<<<<

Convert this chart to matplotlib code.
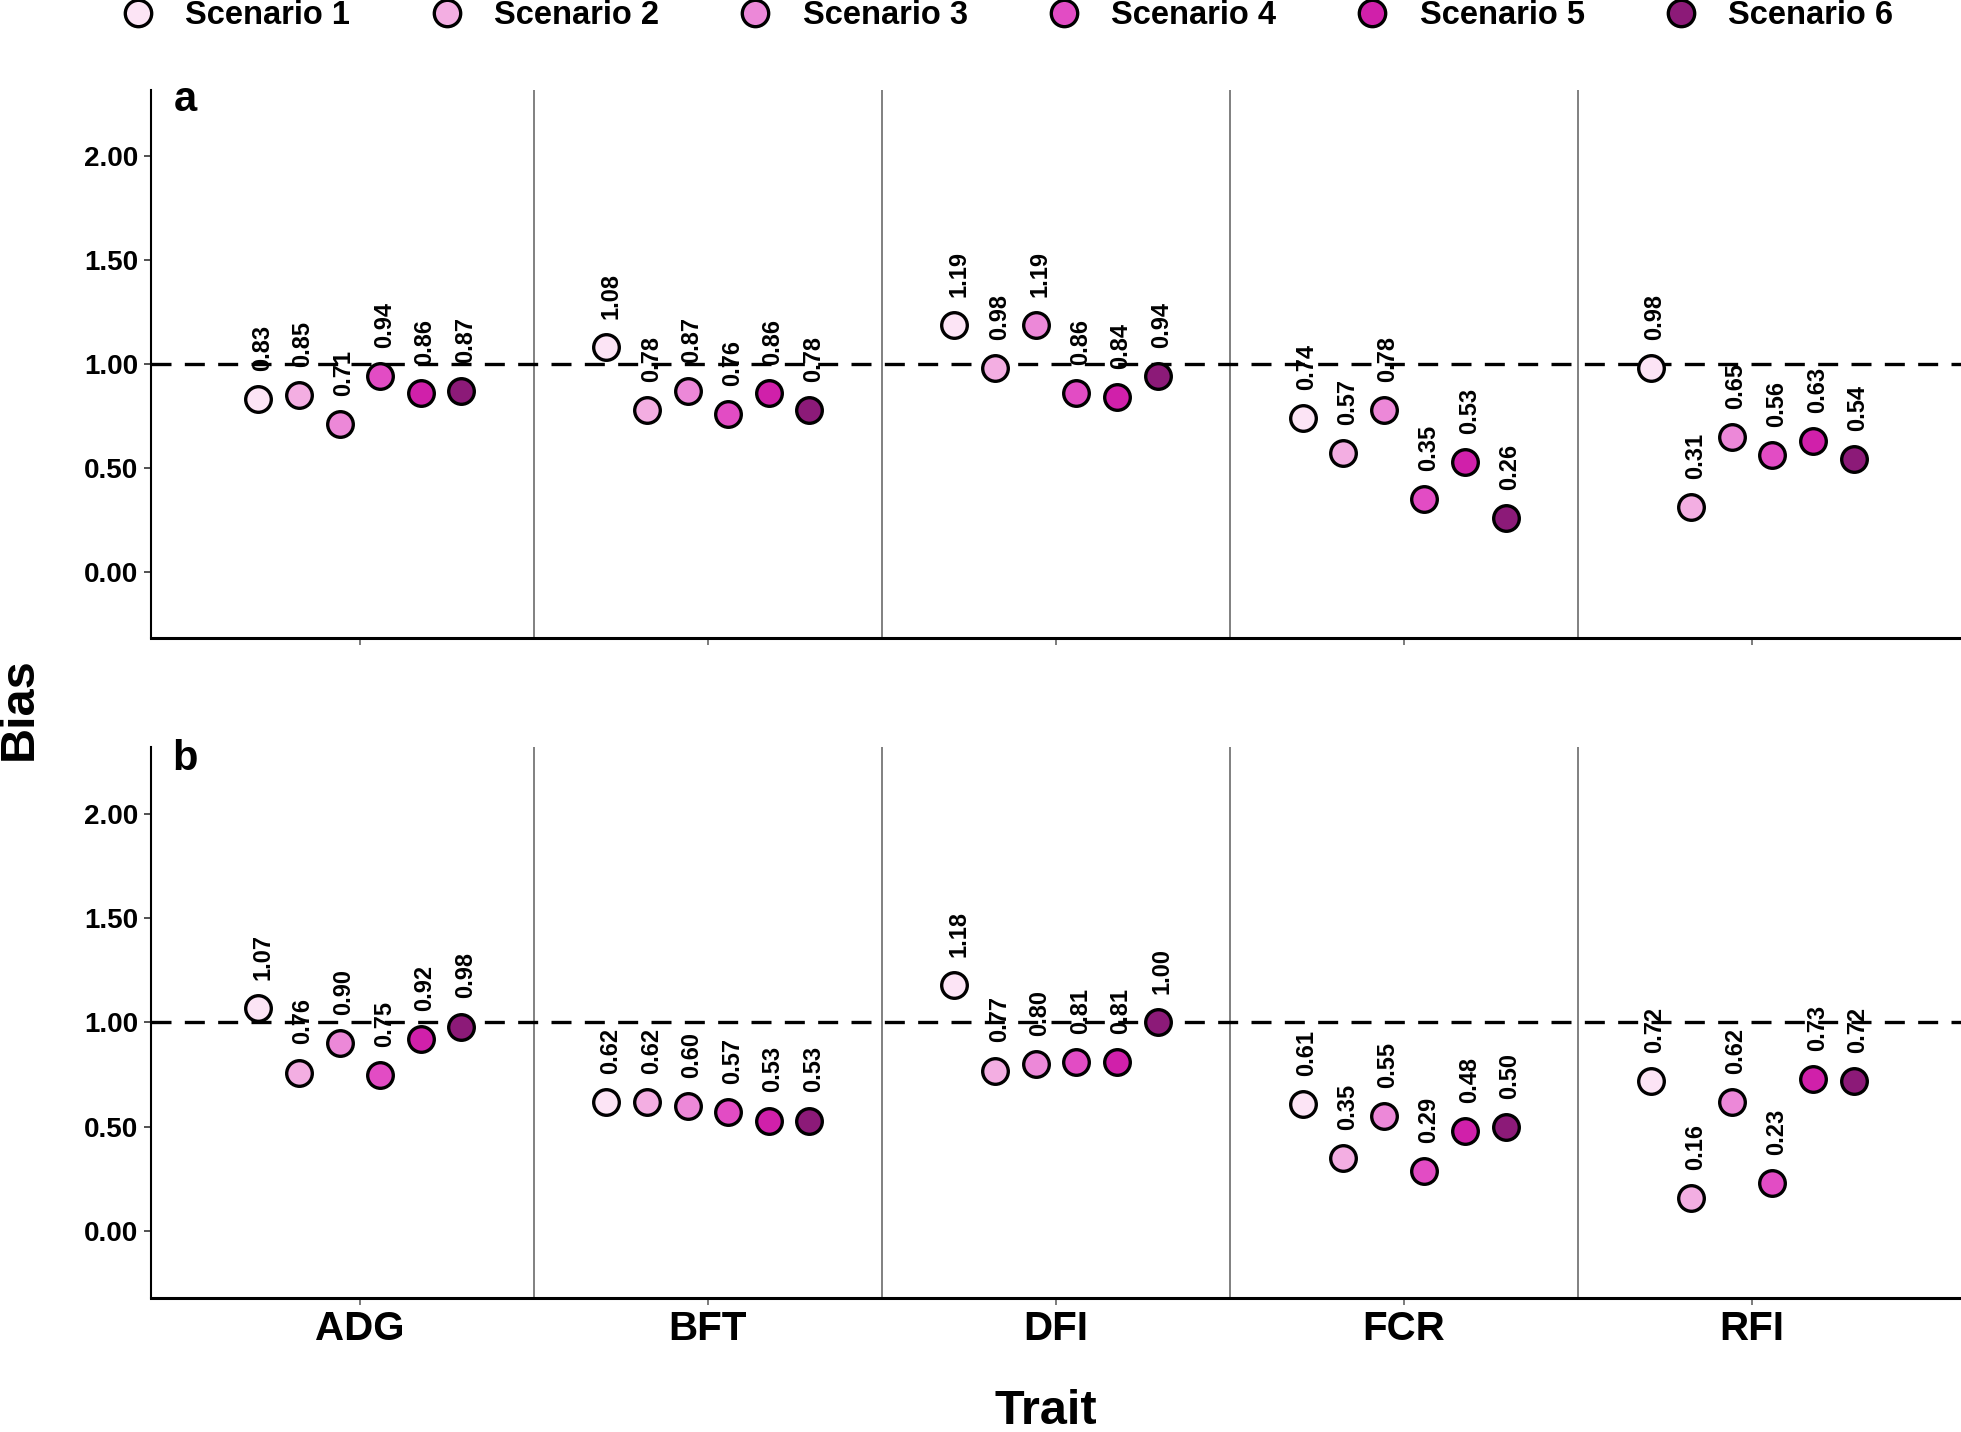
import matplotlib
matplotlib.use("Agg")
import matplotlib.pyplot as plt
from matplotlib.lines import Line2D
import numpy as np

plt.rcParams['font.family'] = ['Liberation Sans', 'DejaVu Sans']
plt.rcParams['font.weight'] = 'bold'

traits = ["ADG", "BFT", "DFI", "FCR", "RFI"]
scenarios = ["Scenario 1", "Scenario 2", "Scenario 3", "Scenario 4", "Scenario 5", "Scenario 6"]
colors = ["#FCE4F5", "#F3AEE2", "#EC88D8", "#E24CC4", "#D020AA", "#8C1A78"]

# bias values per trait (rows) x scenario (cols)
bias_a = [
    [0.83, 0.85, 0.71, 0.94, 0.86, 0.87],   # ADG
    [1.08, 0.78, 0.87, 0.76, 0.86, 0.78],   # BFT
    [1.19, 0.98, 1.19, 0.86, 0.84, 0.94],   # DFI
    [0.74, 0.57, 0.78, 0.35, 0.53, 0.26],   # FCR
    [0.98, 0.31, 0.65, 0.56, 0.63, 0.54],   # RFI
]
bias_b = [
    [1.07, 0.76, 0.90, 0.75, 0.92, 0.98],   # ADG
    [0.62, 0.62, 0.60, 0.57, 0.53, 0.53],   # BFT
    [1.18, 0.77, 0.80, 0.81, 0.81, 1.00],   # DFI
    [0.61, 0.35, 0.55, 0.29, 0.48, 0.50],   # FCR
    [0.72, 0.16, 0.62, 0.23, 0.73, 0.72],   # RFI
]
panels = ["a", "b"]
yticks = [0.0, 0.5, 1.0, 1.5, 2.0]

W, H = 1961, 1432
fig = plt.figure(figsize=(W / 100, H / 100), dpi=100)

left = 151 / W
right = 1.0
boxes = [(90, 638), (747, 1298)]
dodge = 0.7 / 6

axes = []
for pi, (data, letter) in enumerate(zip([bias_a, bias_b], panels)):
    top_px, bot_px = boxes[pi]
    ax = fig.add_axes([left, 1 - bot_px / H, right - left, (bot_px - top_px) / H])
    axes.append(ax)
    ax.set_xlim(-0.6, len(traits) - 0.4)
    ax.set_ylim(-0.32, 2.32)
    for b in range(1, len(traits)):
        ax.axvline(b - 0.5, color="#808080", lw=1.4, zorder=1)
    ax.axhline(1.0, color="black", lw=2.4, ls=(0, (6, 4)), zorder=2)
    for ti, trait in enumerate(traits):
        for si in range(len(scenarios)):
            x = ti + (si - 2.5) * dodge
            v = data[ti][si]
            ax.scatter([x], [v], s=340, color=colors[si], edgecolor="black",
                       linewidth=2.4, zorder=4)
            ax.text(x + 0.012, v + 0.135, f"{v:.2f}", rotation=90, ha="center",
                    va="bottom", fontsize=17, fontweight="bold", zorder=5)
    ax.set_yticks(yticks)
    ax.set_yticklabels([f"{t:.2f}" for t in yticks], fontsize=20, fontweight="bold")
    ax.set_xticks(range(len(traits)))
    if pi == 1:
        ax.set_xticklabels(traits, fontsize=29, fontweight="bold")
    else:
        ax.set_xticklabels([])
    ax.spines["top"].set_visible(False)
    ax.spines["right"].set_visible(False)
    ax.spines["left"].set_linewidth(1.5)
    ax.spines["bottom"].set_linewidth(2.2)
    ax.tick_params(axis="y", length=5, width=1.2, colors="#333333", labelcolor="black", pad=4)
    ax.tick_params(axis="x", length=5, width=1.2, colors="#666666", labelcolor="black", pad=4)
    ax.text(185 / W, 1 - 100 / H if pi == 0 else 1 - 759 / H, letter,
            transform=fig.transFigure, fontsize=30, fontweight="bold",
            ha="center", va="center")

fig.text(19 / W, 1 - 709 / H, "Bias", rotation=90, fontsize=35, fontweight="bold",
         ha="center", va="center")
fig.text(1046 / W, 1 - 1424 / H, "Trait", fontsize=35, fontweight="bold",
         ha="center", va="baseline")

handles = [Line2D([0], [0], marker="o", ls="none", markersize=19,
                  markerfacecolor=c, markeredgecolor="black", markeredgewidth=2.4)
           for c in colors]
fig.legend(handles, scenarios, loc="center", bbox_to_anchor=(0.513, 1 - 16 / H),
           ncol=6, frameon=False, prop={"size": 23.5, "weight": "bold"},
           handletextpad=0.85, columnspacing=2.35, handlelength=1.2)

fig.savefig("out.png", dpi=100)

>>>>

• **Short problem**
List every line above that contains the word "matplotlib".

• **Exercise answer**
Convert this chart to matplotlib code.
import matplotlib
matplotlib.use("Agg")
import matplotlib.pyplot as plt
from matplotlib.lines import Line2D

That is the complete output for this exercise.